Brief: Quote every line as given.

Given data:
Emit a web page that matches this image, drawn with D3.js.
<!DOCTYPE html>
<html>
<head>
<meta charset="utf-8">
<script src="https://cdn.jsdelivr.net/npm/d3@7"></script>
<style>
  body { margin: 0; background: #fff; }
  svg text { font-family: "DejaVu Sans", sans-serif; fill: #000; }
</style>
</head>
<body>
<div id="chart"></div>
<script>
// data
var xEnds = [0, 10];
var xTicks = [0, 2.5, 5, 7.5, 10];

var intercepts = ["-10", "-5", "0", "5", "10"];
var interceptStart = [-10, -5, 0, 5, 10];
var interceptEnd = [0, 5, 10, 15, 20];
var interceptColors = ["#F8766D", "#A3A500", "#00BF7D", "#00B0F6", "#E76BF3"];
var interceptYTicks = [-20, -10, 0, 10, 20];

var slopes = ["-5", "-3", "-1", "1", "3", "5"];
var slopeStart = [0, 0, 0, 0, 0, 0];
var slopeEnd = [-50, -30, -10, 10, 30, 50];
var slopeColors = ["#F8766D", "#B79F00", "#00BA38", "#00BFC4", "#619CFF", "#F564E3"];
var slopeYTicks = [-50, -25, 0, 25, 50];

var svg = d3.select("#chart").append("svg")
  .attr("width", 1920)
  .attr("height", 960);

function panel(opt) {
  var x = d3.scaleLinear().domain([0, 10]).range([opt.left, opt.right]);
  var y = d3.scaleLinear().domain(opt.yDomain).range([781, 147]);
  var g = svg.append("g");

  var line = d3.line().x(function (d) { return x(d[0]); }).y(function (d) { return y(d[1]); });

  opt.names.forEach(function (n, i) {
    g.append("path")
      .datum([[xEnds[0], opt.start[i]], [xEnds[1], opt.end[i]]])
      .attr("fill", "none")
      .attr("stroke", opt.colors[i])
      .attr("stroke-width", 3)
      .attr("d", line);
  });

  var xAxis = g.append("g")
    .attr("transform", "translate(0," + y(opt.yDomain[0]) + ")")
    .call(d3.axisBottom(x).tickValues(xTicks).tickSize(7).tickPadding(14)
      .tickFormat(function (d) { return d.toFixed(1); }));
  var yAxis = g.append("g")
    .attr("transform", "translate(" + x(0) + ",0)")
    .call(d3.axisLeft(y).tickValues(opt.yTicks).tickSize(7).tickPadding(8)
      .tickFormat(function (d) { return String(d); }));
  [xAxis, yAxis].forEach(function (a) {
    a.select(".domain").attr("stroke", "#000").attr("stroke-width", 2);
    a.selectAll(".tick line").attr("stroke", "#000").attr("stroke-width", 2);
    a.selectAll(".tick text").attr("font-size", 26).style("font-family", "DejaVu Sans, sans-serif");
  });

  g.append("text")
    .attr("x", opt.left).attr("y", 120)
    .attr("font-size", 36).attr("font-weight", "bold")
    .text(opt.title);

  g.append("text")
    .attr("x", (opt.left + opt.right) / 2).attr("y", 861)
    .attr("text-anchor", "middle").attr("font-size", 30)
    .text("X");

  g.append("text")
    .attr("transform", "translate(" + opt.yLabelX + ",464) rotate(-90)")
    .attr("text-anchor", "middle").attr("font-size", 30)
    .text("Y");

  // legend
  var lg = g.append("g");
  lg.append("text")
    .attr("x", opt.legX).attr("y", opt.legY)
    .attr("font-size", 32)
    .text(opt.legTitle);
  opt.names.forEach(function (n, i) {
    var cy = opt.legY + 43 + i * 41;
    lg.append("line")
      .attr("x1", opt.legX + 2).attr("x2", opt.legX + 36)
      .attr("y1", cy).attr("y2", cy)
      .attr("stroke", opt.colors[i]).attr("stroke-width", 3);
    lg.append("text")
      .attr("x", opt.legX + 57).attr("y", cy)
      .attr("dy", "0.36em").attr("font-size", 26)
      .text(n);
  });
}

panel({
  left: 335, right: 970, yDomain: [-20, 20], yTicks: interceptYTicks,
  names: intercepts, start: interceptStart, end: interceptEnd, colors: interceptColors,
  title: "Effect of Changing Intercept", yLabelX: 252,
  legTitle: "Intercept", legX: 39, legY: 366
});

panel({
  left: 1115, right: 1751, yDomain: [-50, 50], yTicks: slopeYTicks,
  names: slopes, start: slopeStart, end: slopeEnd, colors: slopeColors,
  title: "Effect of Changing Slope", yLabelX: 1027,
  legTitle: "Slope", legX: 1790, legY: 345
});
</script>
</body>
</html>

Task answer:
Emit a web page that matches this image, drawn with D3.js.
<!DOCTYPE html>
<html>
<head>
<meta charset="utf-8">
<script src="https://cdn.jsdelivr.net/npm/d3@7"></script>
<style>
  body { margin: 0; background: #fff; }
  svg text { font-family: "DejaVu Sans", sans-serif; fill: #000; }
</style>
</head>
<body>
<div id="chart"></div>
<script>
// data
var xEnds = [0, 10];
var xTicks = [0, 2.5, 5, 7.5, 10];

var intercepts = ["-10", "-5", "0", "5", "10"];
var interceptStart = [-10, -5, 0, 5, 10];
var interceptEnd = [0, 5, 10, 15, 20];
var interceptColors = ["#F8766D", "#A3A500", "#00BF7D", "#00B0F6", "#E76BF3"];
var interceptYTicks = [-20, -10, 0, 10, 20];

var slopes = ["-5", "-3", "-1", "1", "3", "5"];
var slopeStart = [0, 0, 0, 0, 0, 0];
var slopeEnd = [-50, -30, -10, 10, 30, 50];
var slopeColors = ["#F8766D", "#B79F00", "#00BA38", "#00BFC4", "#619CFF", "#F564E3"];
var slopeYTicks = [-50, -25, 0, 25, 50];

var svg = d3.select("#chart").append("svg")
  .attr("width", 1920)
  .attr("height", 960);

function panel(opt) {
  var x = d3.scaleLinear().domain([0, 10]).range([opt.left, opt.right]);
  var y = d3.scaleLinear().domain(opt.yDomain).range([781, 147]);
  var g = svg.append("g");

  var line = d3.line().x(function (d) { return x(d[0]); }).y(function (d) { return y(d[1]); });

  opt.names.forEach(function (n, i) {
    g.append("path")
      .datum([[xEnds[0], opt.start[i]], [xEnds[1], opt.end[i]]])
      .attr("fill", "none")
      .attr("stroke", opt.colors[i])
      .attr("stroke-width", 3)
      .attr("d", line);
  });

  var xAxis = g.append("g")
    .attr("transform", "translate(0," + y(opt.yDomain[0]) + ")")
    .call(d3.axisBottom(x).tickValues(xTicks).tickSize(7).tickPadding(14)
      .tickFormat(function (d) { return d.toFixed(1); }));
  var yAxis = g.append("g")
    .attr("transform", "translate(" + x(0) + ",0)")
    .call(d3.axisLeft(y).tickValues(opt.yTicks).tickSize(7).tickPadding(8)
      .tickFormat(function (d) { return String(d); }));
  [xAxis, yAxis].forEach(function (a) {
    a.select(".domain").attr("stroke", "#000").attr("stroke-width", 2);
    a.selectAll(".tick line").attr("stroke", "#000").attr("stroke-width", 2);
    a.selectAll(".tick text").attr("font-size", 26).style("font-family", "DejaVu Sans, sans-serif");
  });

  g.append("text")
    .attr("x", opt.left).attr("y", 120)
    .attr("font-size", 36).attr("font-weight", "bold")
    .text(opt.title);

  g.append("text")
    .attr("x", (opt.left + opt.right) / 2).attr("y", 861)
    .attr("text-anchor", "middle").attr("font-size", 30)
    .text("X");

  g.append("text")
    .attr("transform", "translate(" + opt.yLabelX + ",464) rotate(-90)")
    .attr("text-anchor", "middle").attr("font-size", 30)
    .text("Y");

  // legend
  var lg = g.append("g");
  lg.append("text")
    .attr("x", opt.legX).attr("y", opt.legY)
    .attr("font-size", 32)
    .text(opt.legTitle);
  opt.names.forEach(function (n, i) {
    var cy = opt.legY + 43 + i * 41;
    lg.append("line")
      .attr("x1", opt.legX + 2).attr("x2", opt.legX + 36)
      .attr("y1", cy).attr("y2", cy)
      .attr("stroke", opt.colors[i]).attr("stroke-width", 3);
    lg.append("text")
      .attr("x", opt.legX + 57).attr("y", cy)
      .attr("dy", "0.36em").attr("font-size", 26)
      .text(n);
  });
}

panel({
  left: 335, right: 970, yDomain: [-20, 20], yTicks: interceptYTicks,
  names: intercepts, start: interceptStart, end: interceptEnd, colors: interceptColors,
  title: "Effect of Changing Intercept", yLabelX: 252,
  legTitle: "Intercept", legX: 39, legY: 366
});

panel({
  left: 1115, right: 1751, yDomain: [-50, 50], yTicks: slopeYTicks,
  names: slopes, start: slopeStart, end: slopeEnd, colors: slopeColors,
  title: "Effect of Changing Slope", yLabelX: 1027,
  legTitle: "Slope", legX: 1790, legY: 345
});
</script>
</body>
</html>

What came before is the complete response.